Task statement:
Each record below should be output verbatim, without pictures.

Task material:
►
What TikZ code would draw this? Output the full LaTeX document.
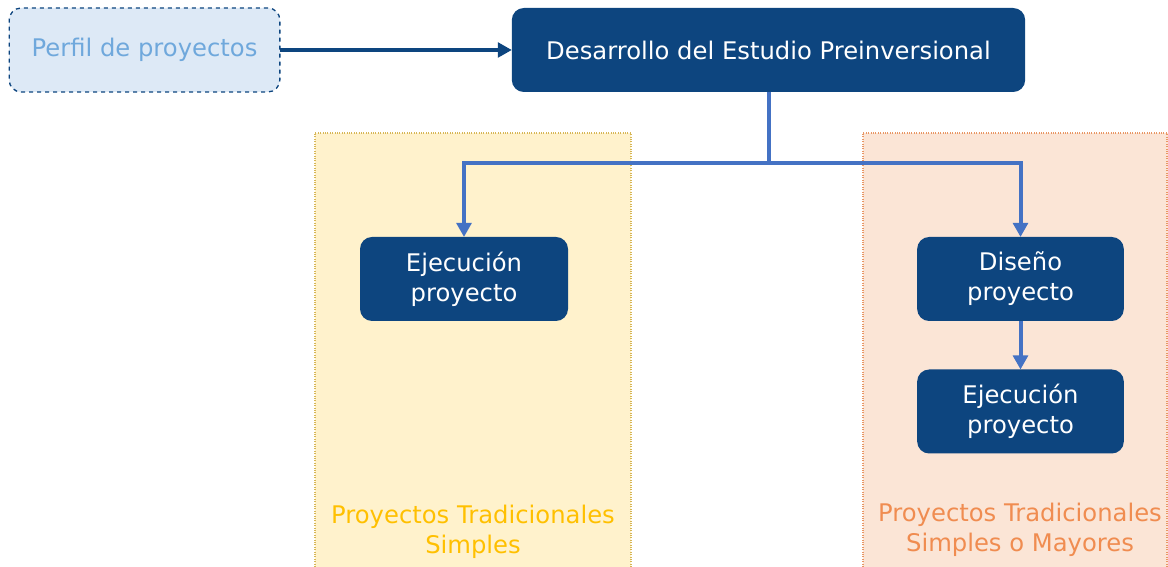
\documentclass[tikz,border=0pt]{standalone}
\usepackage{fontspec}
\setmainfont{DejaVu Sans}
\usetikzlibrary{arrows.meta}
\definecolor{navy}{RGB}{13,69,127}
\definecolor{perfilfill}{RGB}{221,233,246}
\definecolor{perfiltext}{RGB}{111,168,220}
\definecolor{linkblue}{RGB}{68,114,196}
\definecolor{simplefill}{RGB}{255,242,204}
\definecolor{simpleline}{RGB}{214,182,86}
\definecolor{simpletext}{RGB}{255,192,0}
\definecolor{mayorfill}{RGB}{251,229,214}
\definecolor{mayorline}{RGB}{232,150,100}
\definecolor{mayortext}{RGB}{240,140,80}
\begin{document}
\begin{tikzpicture}[x=0.75pt,y=0.75pt,
    every node/.style={font=\fontsize{18.2}{22.5}\selectfont,align=center,inner sep=0pt,outer sep=0pt},
    stagebox/.style={fill=navy,text=white,rounded corners=9pt,minimum height=63pt},
    link/.style={draw=linkblue,line width=3pt,-{Triangle[length=10.5pt,width=11pt]}}]
        \useasboundingbox (0,0) rectangle (1168,567);
        %% Panels
        \fill[simplefill] (315,0) rectangle (631,434);
        \draw[simpleline,densely dotted,line width=0.8pt] (315,0) -- (315,434) -- (631,434) -- (631,0);
        \fill[mayorfill] (863,0) rectangle (1168,434);
        \draw[mayorline,densely dotted,line width=0.8pt] (863,0) -- (863,434) -- (1167,434) -- (1167,0);
        %% Boxes
        \node[fill=perfilfill,draw=navy,dashed,line width=1pt,rounded corners=9pt,text=perfiltext,
              minimum width=203pt,minimum height=63pt] (perfil) at (144.5,517) {Perfil de proyectos};
        \node[stagebox,minimum width=385pt] (desarrollo) at (768.5,517) {Desarrollo del Estudio Preinversional};
        \node[stagebox,minimum width=156pt] (ejecucionA) at (464,288) {Ejecución\\proyecto};
        \node[stagebox,minimum width=155pt] (diseno) at (1020.5,288) {Diseño\\proyecto};
        \node[stagebox,minimum width=155pt] (ejecucionB) at (1020.5,155.5) {Ejecución\\proyecto};
        \coordinate (fork) at (768.5,404);
        %% Connectors
        \draw[link,draw=navy,line width=2.5pt] (perfil) -- (desarrollo);
        \draw[draw=linkblue,line width=3pt] (desarrollo.south) -- (fork);
        \draw[link] (fork) -| (ejecucionA.north);
        \draw[link] (fork) -| (diseno.north);
        \draw[link] (diseno) -- (ejecucionB);
        %% Labels
        \node[text=simpletext] (simples) at (473,35) {Proyectos Tradicionales\\Simples};
        \node[text=mayortext] (mayores) at (1020,37) {Proyectos Tradicionales\\Simples o Mayores};
    \end{tikzpicture}
\end{document}
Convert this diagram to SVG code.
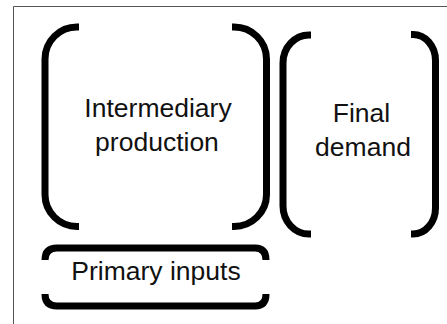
<svg xmlns="http://www.w3.org/2000/svg" width="447" height="324" viewBox="0 0 447 324">
<style>
.br{fill:none;stroke:#000;stroke-width:7;stroke-linecap:butt;stroke-linejoin:round}
.lbl{font-family:"Liberation Sans",Arial,sans-serif;font-size:26.5px;fill:#111;text-anchor:middle}
.frame{fill:none;stroke:#555;stroke-width:1}
</style>
<rect width="447" height="324" fill="#fff"/>
<path class="frame" d="M13.5,324 V6.5 H447"/>
<g id="intermediary">
<path class="br" d="M79,27 H77 A32,32 0 0 0 45,59 V194.5 A32,32 0 0 0 77,226.5 H79"/>
<path class="br" d="M232,27 H234 A32.5,32 0 0 1 266.5,59 V194.5 A32.5,32 0 0 1 234,226.5 H232"/>
<text class="lbl" x="158" y="117">Intermediary</text>
<text class="lbl" x="157" y="151">production</text>
</g>
<g id="final">
<path class="br" d="M311,35 H309 A26,28 0 0 0 283,63 V206 A26,28 0 0 0 309,234 H311"/>
<path class="br" d="M411,34.5 H413 A22.5,26 0 0 1 435.5,60.5 V208 A22.5,26 0 0 1 413,234 H411"/>
<text class="lbl" x="361.5" y="122">Final</text>
<text class="lbl" x="363" y="156">demand</text>
</g>
<g id="primary">
<path class="br" d="M45,260 Q45,248 57,248 H255 Q266,248 266,260"/>
<path class="br" d="M45,294 Q45,306 57,306 H255 Q266,306 266,294"/>
<text class="lbl" x="156" y="280">Primary inputs</text>
</g>
</svg>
◄
Solution below:
What TikZ code would draw this? Output the full LaTeX document.
\documentclass[tikz,border=0pt]{standalone}
\usepackage{fontspec}
\setmainfont{DejaVu Sans}
\usetikzlibrary{arrows.meta}
\definecolor{navy}{RGB}{13,69,127}
\definecolor{perfilfill}{RGB}{221,233,246}
\definecolor{perfiltext}{RGB}{111,168,220}
\definecolor{linkblue}{RGB}{68,114,196}
\definecolor{simplefill}{RGB}{255,242,204}
\definecolor{simpleline}{RGB}{214,182,86}
\definecolor{simpletext}{RGB}{255,192,0}
\definecolor{mayorfill}{RGB}{251,229,214}
\definecolor{mayorline}{RGB}{232,150,100}
\definecolor{mayortext}{RGB}{240,140,80}
\begin{document}
\begin{tikzpicture}[x=0.75pt,y=0.75pt,
    every node/.style={font=\fontsize{18.2}{22.5}\selectfont,align=center,inner sep=0pt,outer sep=0pt},
    stagebox/.style={fill=navy,text=white,rounded corners=9pt,minimum height=63pt},
    link/.style={draw=linkblue,line width=3pt,-{Triangle[length=10.5pt,width=11pt]}}]
        \useasboundingbox (0,0) rectangle (1168,567);
        %% Panels
        \fill[simplefill] (315,0) rectangle (631,434);
        \draw[simpleline,densely dotted,line width=0.8pt] (315,0) -- (315,434) -- (631,434) -- (631,0);
        \fill[mayorfill] (863,0) rectangle (1168,434);
        \draw[mayorline,densely dotted,line width=0.8pt] (863,0) -- (863,434) -- (1167,434) -- (1167,0);
        %% Boxes
        \node[fill=perfilfill,draw=navy,dashed,line width=1pt,rounded corners=9pt,text=perfiltext,
              minimum width=203pt,minimum height=63pt] (perfil) at (144.5,517) {Perfil de proyectos};
        \node[stagebox,minimum width=385pt] (desarrollo) at (768.5,517) {Desarrollo del Estudio Preinversional};
        \node[stagebox,minimum width=156pt] (ejecucionA) at (464,288) {Ejecución\\proyecto};
        \node[stagebox,minimum width=155pt] (diseno) at (1020.5,288) {Diseño\\proyecto};
        \node[stagebox,minimum width=155pt] (ejecucionB) at (1020.5,155.5) {Ejecución\\proyecto};
        \coordinate (fork) at (768.5,404);
        %% Connectors
        \draw[link,draw=navy,line width=2.5pt] (perfil) -- (desarrollo);
        \draw[draw=linkblue,line width=3pt] (desarrollo.south) -- (fork);
        \draw[link] (fork) -| (ejecucionA.north);
        \draw[link] (fork) -| (diseno.north);
        \draw[link] (diseno) -- (ejecucionB);
        %% Labels
        \node[text=simpletext] (simples) at (473,35) {Proyectos Tradicionales\\Simples};
        \node[text=mayortext] (mayores) at (1020,37) {Proyectos Tradicionales\\Simples o Mayores};
    \end{tikzpicture}
\end{document}
Convert this diagram to SVG code.
<svg xmlns="http://www.w3.org/2000/svg" width="447" height="324" viewBox="0 0 447 324">
<style>
.br{fill:none;stroke:#000;stroke-width:7;stroke-linecap:butt;stroke-linejoin:round}
.lbl{font-family:"Liberation Sans",Arial,sans-serif;font-size:26.5px;fill:#111;text-anchor:middle}
.frame{fill:none;stroke:#555;stroke-width:1}
</style>
<rect width="447" height="324" fill="#fff"/>
<path class="frame" d="M13.5,324 V6.5 H447"/>
<g id="intermediary">
<path class="br" d="M79,27 H77 A32,32 0 0 0 45,59 V194.5 A32,32 0 0 0 77,226.5 H79"/>
<path class="br" d="M232,27 H234 A32.5,32 0 0 1 266.5,59 V194.5 A32.5,32 0 0 1 234,226.5 H232"/>
<text class="lbl" x="158" y="117">Intermediary</text>
<text class="lbl" x="157" y="151">production</text>
</g>
<g id="final">
<path class="br" d="M311,35 H309 A26,28 0 0 0 283,63 V206 A26,28 0 0 0 309,234 H311"/>
<path class="br" d="M411,34.5 H413 A22.5,26 0 0 1 435.5,60.5 V208 A22.5,26 0 0 1 413,234 H411"/>
<text class="lbl" x="361.5" y="122">Final</text>
<text class="lbl" x="363" y="156">demand</text>
</g>
<g id="primary">
<path class="br" d="M45,260 Q45,248 57,248 H255 Q266,248 266,260"/>
<path class="br" d="M45,294 Q45,306 57,306 H255 Q266,306 266,294"/>
<text class="lbl" x="156" y="280">Primary inputs</text>
</g>
</svg>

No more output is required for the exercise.